__Aim__
Answer with one number: how many lines hold "this".

__Items__
◆ ◆ ◆ ◆

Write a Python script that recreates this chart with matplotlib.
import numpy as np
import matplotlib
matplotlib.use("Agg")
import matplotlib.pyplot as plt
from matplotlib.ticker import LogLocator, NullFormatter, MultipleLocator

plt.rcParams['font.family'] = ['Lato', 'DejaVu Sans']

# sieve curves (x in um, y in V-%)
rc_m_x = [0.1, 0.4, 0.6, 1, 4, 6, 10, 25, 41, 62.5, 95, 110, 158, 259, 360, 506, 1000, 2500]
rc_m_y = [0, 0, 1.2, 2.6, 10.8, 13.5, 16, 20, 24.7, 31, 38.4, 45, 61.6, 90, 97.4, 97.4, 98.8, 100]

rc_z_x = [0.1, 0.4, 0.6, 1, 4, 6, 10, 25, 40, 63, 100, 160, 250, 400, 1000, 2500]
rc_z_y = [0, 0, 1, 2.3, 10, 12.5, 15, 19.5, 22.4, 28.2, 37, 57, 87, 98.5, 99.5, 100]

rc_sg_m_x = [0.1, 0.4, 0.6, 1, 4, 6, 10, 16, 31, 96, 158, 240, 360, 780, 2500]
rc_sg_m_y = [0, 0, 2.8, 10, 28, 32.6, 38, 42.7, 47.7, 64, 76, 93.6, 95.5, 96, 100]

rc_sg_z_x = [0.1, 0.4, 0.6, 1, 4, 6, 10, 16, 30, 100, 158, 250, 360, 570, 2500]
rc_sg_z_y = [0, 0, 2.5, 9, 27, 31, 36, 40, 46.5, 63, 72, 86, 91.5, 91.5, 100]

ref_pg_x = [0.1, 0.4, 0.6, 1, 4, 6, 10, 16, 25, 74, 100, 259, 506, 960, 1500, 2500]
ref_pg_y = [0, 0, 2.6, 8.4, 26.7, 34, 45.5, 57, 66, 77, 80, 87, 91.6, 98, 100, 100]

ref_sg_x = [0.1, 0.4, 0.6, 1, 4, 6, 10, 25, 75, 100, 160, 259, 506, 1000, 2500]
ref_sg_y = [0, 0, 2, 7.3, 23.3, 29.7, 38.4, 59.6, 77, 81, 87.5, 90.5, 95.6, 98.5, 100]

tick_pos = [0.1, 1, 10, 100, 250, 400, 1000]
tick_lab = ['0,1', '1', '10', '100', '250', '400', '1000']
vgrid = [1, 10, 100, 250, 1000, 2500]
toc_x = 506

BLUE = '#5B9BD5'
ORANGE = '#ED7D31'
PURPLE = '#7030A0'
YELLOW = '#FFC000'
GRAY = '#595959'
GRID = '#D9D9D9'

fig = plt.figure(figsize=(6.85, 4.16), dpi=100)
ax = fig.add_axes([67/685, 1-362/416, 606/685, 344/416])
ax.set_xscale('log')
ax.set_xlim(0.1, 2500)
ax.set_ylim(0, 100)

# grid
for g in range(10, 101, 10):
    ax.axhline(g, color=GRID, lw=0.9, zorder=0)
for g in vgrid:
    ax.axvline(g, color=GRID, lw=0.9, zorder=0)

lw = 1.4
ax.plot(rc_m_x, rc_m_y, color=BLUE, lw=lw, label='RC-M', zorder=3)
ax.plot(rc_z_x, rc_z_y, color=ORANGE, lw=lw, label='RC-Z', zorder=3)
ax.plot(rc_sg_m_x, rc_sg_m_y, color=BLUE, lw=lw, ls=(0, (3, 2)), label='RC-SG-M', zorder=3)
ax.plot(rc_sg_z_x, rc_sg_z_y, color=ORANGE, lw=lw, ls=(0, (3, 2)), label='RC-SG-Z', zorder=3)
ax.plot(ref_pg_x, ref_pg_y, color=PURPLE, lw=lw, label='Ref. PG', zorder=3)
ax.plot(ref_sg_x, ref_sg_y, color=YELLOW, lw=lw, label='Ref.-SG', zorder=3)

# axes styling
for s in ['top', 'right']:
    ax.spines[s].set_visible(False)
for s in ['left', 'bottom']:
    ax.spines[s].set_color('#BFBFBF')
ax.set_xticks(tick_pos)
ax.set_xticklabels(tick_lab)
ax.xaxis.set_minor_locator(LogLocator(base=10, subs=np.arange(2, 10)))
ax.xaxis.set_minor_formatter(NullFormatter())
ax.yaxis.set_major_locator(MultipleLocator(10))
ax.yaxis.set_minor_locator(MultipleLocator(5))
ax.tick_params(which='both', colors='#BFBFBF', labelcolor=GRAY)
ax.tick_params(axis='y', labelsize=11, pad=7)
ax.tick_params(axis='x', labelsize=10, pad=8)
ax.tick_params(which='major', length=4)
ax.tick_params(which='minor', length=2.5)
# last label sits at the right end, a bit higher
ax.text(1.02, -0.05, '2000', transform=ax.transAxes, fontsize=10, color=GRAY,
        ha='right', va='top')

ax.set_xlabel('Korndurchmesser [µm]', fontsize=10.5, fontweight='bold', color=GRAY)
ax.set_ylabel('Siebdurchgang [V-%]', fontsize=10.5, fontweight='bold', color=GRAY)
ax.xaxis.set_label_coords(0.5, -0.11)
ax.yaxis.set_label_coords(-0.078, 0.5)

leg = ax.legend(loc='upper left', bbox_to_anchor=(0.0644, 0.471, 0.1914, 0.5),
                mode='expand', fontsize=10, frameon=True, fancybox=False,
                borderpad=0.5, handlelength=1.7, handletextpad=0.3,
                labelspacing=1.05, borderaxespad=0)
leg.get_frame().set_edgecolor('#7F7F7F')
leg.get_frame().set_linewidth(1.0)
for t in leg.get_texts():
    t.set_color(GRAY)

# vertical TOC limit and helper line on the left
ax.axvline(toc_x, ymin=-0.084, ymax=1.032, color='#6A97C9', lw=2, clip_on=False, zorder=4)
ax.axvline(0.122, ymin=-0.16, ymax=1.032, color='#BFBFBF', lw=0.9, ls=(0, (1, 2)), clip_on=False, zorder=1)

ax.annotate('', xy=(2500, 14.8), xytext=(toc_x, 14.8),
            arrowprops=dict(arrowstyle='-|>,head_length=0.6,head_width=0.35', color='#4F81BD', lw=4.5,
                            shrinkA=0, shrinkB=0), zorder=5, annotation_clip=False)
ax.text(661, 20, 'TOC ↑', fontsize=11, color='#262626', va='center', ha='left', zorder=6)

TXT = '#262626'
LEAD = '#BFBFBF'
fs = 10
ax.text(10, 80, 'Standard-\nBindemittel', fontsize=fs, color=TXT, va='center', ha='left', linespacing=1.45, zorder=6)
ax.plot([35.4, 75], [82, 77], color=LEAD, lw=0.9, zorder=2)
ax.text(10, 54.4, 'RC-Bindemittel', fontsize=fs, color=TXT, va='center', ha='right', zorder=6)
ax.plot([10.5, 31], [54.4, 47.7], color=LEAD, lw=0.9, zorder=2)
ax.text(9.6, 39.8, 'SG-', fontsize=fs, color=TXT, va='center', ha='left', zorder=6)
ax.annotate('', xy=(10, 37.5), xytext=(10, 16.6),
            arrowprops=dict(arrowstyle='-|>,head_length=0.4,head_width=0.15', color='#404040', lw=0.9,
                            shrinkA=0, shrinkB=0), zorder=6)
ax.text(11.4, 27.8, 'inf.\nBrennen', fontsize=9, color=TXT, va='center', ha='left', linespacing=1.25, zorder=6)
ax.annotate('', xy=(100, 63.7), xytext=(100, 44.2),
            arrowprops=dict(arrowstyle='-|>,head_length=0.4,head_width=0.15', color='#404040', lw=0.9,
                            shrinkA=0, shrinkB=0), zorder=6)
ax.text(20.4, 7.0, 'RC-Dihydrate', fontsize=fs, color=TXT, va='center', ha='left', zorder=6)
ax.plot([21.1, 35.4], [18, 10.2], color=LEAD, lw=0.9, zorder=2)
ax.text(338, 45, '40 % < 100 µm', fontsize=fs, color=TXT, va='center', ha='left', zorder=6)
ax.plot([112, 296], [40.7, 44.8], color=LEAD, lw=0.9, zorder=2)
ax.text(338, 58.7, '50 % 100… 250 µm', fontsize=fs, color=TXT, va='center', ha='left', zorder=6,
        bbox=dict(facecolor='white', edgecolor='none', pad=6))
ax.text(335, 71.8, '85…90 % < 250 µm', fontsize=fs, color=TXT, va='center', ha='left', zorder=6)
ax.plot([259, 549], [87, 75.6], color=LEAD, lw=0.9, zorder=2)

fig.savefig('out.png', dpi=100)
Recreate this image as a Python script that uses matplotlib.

◆ ◆ ◆ ◆

__Task response__
2